2014 La Bastide Saint Dominique, Cuvee Jules Rochebonne, Cotes du Rhone – $18
Imported by Simon N’ Cellars. This wine is a blend of 80% Syrah and 20% Grenache.  The former was aged for 18 months in stainless steel tanks and the later for 18 months in oak barrels. Alcohol 14.5%.  There is a complex, meaty, black fruited nose which takes on a tobacco and smoke hint.  In the mouth are some bitter black fruit, coarser, spaced-out tannins, and that ethereal flavor consistent with this cuvee.  There is the meaty Syrah component but the wine tightens up with air.  Might rate higher with age.  *** 2018-2023.

2015 Camille Cayran, L’Elegante, Cairanne – $15
Imported by G & B Importers.  This wine is a blend of 40% Grenache, 20% Syrah, 20% Carignan, and 20% Mourvedre.  Alcohol 14.5%.  The nose sports good perfume, violets, and pepper hints.  In the mouth it is still a bit tight with focused blue and black fruit.  There is a dense, citrus, and powdery flavored middle.  It softens a touch with an inky finish and some fine pencil notes.  This still needs a year to relax the drying tannins.  *** 2017-2020.

2014 Olga Raffault, Les Barnabes, Chinon – $18
Imported by Louis/Dressner.  Alcohol 13%.  The floral, leaning towards vegetal nose makes way to black fruit flavors in the mouth.  Saline flavors give a sense of weight but tart, vegetal black fruit comes out.  This salty wine has edge acidity and is more for short term drinking.  ** Now – 2018.

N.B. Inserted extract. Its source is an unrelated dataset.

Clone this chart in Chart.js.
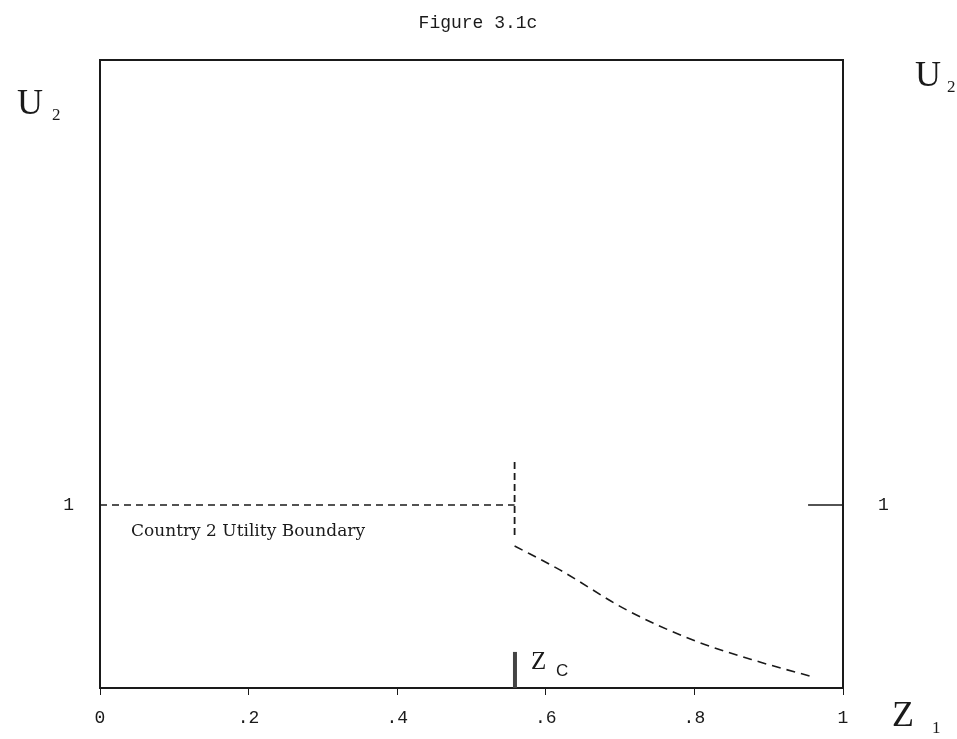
<!DOCTYPE html>
<html>
<head>
<meta charset="utf-8">
<script src="https://cdn.jsdelivr.net/npm/chart.js@4"></script>
<style>
  body { margin: 0; background: #fff; }
  canvas { display: block; }
</style>
</head>
<body>
<canvas id="chart" width="957" height="739"></canvas>
<script>
// Values
const boundaryZ = [0, 0.558];
const boundaryU = [1, 1];
const kinkZ = [0.558, 0.558];
const kinkU = [1.235, 0.814];
const curveZ = [0.558, 0.619, 0.709, 0.798, 0.888, 0.96];
const curveU = [0.776, 0.645, 0.426, 0.262, 0.142, 0.06];
const zcZ = [0.5585, 0.5585];
const zcU = [0, 0.197];
const rightTickZ = [0.953, 1];
const rightTickU = [1, 1];
const xTicks = [0, 0.2, 0.4, 0.6, 0.8, 1];
const yTicks = [1];

const toPoints = (xs, ys) => xs.map((x, i) => ({ x: x, y: ys[i] }));
const ink = '#1a1a1a';
const mono = 'Liberation Mono';

// Text that sits outside the axes
const labelsPlugin = {
    id: 'figureLabels',
    afterDraw(chart) {
        const ctx = chart.ctx;
        ctx.save();
        ctx.fillStyle = ink;
        ctx.textBaseline = 'alphabetic';

        ctx.font = '18px ' + mono;
        ctx.textAlign = 'center';
        ctx.fillText('Figure 3.1c', 478, 28);

        ctx.textAlign = 'left';
        // U2 on both sides
        ctx.font = '36px Liberation Serif';
        ctx.fillText('U', 17, 114);
        ctx.fillText('U', 915, 86);
        ctx.font = '17px Liberation Serif';
        ctx.fillText('2', 52, 120);
        ctx.fillText('2', 947, 92);

        // Z1
        ctx.font = '36px Liberation Serif';
        ctx.fillText('Z', 892, 726);
        ctx.font = '17px Liberation Serif';
        ctx.fillText('1', 932, 733);

        // Zc
        ctx.font = '25px Liberation Serif';
        ctx.fillText('Z', 531, 669);
        ctx.font = '17px Liberation Sans';
        ctx.fillText('C', 556, 676);

        ctx.font = '17px DejaVu Serif';
        ctx.fillText('Country 2 Utility Boundary', 131, 536);
        ctx.restore();
    }
};

const lineSet = (data, dash, width, color) => ({
    data: data,
    showLine: true,
    borderColor: color || ink,
    borderWidth: width || 1.5,
    borderDash: dash || [],
    pointRadius: 0,
    fill: false
});

const curveSet = lineSet(toPoints(curveZ, curveU), [9, 6], 1.6);
curveSet.cubicInterpolationMode = 'monotone';

new Chart(document.getElementById('chart'), {
    type: 'scatter',
    data: {
        datasets: [
            lineSet(toPoints(boundaryZ, boundaryU), [7, 5], 1.5),
            lineSet(toPoints(kinkZ, kinkU), [7, 4], 1.8),
            curveSet,
            lineSet(toPoints(zcZ, zcU), [], 4, '#444'),
            lineSet(toPoints(rightTickZ, rightTickU), [], 1.5)
        ]
    },
    options: {
        responsive: false,
        animation: false,
        events: [],
        layout: { padding: 0 },
        plugins: {
            legend: { display: false },
            tooltip: { enabled: false }
        },
        scales: {
            x: {
                type: 'linear',
                position: 'bottom',
                min: 0,
                max: 1,
                afterBuildTicks: s => { s.ticks = xTicks.map(v => ({ value: v })); },
                afterFit: s => { s.height = 51; },
                grid: { drawOnChartArea: false, drawTicks: true, tickLength: 7, color: ink },
                border: { color: ink, width: 2 },
                ticks: {
                    padding: 12,
                    color: ink,
                    font: { family: mono, size: 18 },
                    callback: v => (v === 0 ? '0' : v === 1 ? '1' : '.' + Math.round(v * 10))
                }
            },
            x2: {
                type: 'linear',
                position: 'top',
                min: 0,
                max: 1,
                afterFit: s => { s.height = 60; },
                grid: { drawOnChartArea: false, drawTicks: false },
                border: { color: ink, width: 2 },
                ticks: { display: false }
            },
            y: {
                type: 'linear',
                position: 'left',
                min: 0,
                max: 3.43,
                afterBuildTicks: s => { s.ticks = yTicks.map(v => ({ value: v })); },
                afterFit: s => { s.width = 100; },
                grid: { drawOnChartArea: false, drawTicks: false },
                border: { color: ink, width: 2 },
                ticks: { padding: 26, color: ink, font: { family: mono, size: 18 } }
            },
            y2: {
                type: 'linear',
                position: 'right',
                min: 0,
                max: 3.43,
                afterBuildTicks: s => { s.ticks = yTicks.map(v => ({ value: v })); },
                afterFit: s => { s.width = 114; },
                grid: { drawOnChartArea: false, drawTicks: false },
                border: { color: ink, width: 2 },
                ticks: { padding: 35, color: ink, font: { family: mono, size: 18 } }
            }
        }
    },
    plugins: [labelsPlugin]
});
</script>
</body>
</html>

2015 Herve Souhaut, Syrah, Vin de France -$27
Imported by Williams Corner Wine.  Alcohol 13%.  There are gentle, attractive flavors of violets and orange flavored fruit.  The dry structure is apparent from the start as is the moderately watery and juicy acidity which carries through the dry flavors of graphite in the finish.  The wine does come across with some vibrancy and with air shows that it needs time to develop.  ***(*) 2018-2023.

2015 Domaine de la Voute des Crozes, Cotes de Brouilly – $17
Imported by Kermit Lynch.  Alcohol 13.5%.  The nose is subtle yet bright.  The tart red fruited entry does build weight into the linear, citric acidity infused middle.  There is a touch of ethereal, ripe powdery flavors but that tart start never leaves one’s mind.  It finishes with salivating acidity and a ripe hint of citric fruit and tannins left on the gum. **(*) 2017-2020.